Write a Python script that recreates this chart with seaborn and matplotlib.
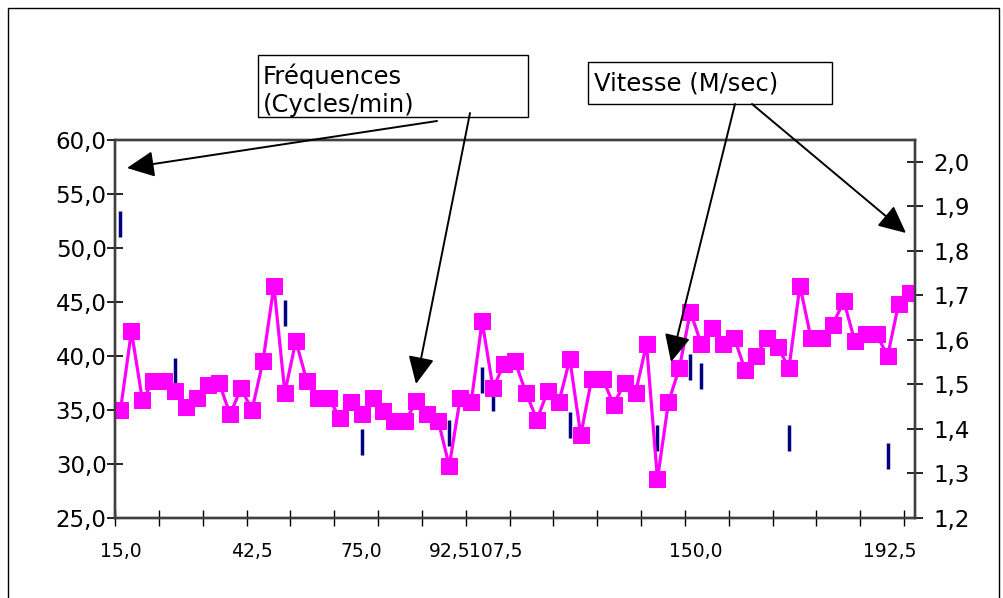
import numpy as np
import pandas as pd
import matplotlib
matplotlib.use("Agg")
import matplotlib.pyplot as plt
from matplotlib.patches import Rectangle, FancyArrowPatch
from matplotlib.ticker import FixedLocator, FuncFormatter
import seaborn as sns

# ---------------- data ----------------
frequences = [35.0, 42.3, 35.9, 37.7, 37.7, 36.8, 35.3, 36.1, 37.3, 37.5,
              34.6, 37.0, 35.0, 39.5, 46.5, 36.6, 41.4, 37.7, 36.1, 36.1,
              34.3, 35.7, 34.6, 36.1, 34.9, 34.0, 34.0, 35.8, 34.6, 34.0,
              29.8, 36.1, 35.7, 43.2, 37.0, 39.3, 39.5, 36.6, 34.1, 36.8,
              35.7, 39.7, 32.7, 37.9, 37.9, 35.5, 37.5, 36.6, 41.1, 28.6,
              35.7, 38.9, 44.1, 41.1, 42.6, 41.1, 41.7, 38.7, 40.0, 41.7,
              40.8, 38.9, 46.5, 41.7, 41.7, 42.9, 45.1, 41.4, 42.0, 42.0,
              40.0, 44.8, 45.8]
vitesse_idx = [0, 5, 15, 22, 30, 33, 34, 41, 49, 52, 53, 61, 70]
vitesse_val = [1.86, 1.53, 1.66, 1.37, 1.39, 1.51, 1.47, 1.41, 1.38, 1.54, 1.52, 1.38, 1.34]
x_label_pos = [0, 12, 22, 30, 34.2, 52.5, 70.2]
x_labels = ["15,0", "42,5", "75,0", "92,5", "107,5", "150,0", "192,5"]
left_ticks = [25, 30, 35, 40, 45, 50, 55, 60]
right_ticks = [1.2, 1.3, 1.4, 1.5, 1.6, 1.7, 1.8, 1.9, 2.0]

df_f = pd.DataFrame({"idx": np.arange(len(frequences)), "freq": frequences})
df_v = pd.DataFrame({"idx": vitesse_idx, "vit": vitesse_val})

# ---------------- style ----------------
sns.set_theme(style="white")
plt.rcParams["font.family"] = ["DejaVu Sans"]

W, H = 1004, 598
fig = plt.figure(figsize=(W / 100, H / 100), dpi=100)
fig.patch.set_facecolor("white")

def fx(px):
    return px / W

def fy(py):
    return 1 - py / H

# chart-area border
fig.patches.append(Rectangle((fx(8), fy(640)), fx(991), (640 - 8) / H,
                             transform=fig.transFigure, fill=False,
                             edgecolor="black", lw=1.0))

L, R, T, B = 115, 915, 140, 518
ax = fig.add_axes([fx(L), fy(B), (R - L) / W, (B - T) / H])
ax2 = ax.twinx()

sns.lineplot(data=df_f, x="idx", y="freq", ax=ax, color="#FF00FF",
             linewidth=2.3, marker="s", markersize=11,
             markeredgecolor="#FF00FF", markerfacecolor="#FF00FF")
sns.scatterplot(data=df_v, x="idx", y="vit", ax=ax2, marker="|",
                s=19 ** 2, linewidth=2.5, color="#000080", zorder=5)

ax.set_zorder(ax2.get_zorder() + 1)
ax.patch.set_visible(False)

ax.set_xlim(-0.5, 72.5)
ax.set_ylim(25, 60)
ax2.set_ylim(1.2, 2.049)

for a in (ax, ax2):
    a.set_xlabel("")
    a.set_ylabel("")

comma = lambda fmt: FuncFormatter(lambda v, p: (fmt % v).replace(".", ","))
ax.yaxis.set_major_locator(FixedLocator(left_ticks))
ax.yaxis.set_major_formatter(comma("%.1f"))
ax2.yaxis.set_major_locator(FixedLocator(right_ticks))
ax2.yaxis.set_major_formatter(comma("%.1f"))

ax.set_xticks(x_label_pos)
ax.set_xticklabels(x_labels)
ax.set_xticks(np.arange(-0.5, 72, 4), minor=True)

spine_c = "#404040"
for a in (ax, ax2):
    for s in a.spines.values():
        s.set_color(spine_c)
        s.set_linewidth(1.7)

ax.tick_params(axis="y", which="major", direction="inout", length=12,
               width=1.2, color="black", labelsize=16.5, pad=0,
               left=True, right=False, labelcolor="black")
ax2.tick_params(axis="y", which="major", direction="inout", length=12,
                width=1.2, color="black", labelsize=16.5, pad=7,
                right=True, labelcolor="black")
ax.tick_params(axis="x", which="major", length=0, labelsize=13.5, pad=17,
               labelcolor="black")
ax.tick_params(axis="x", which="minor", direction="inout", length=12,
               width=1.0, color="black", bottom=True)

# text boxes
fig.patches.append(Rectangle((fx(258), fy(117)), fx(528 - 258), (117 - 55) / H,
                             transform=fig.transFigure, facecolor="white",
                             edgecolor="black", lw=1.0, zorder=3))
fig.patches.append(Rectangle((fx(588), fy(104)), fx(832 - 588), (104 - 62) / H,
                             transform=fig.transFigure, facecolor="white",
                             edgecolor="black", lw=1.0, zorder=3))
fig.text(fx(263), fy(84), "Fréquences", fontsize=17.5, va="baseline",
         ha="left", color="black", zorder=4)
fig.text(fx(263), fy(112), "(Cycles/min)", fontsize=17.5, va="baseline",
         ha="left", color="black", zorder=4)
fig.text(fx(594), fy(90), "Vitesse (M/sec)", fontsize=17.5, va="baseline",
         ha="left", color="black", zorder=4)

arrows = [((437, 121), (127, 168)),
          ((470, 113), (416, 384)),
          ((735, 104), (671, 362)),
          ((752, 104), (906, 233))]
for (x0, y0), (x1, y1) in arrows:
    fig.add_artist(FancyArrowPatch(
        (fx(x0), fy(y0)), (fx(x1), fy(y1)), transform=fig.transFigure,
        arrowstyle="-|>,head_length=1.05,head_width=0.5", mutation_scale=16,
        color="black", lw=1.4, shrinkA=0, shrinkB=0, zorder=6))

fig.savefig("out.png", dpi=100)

# What is expected
Only the number is wanted: how many lines in the data include the string "seaborn"?

# Answer to this problem
2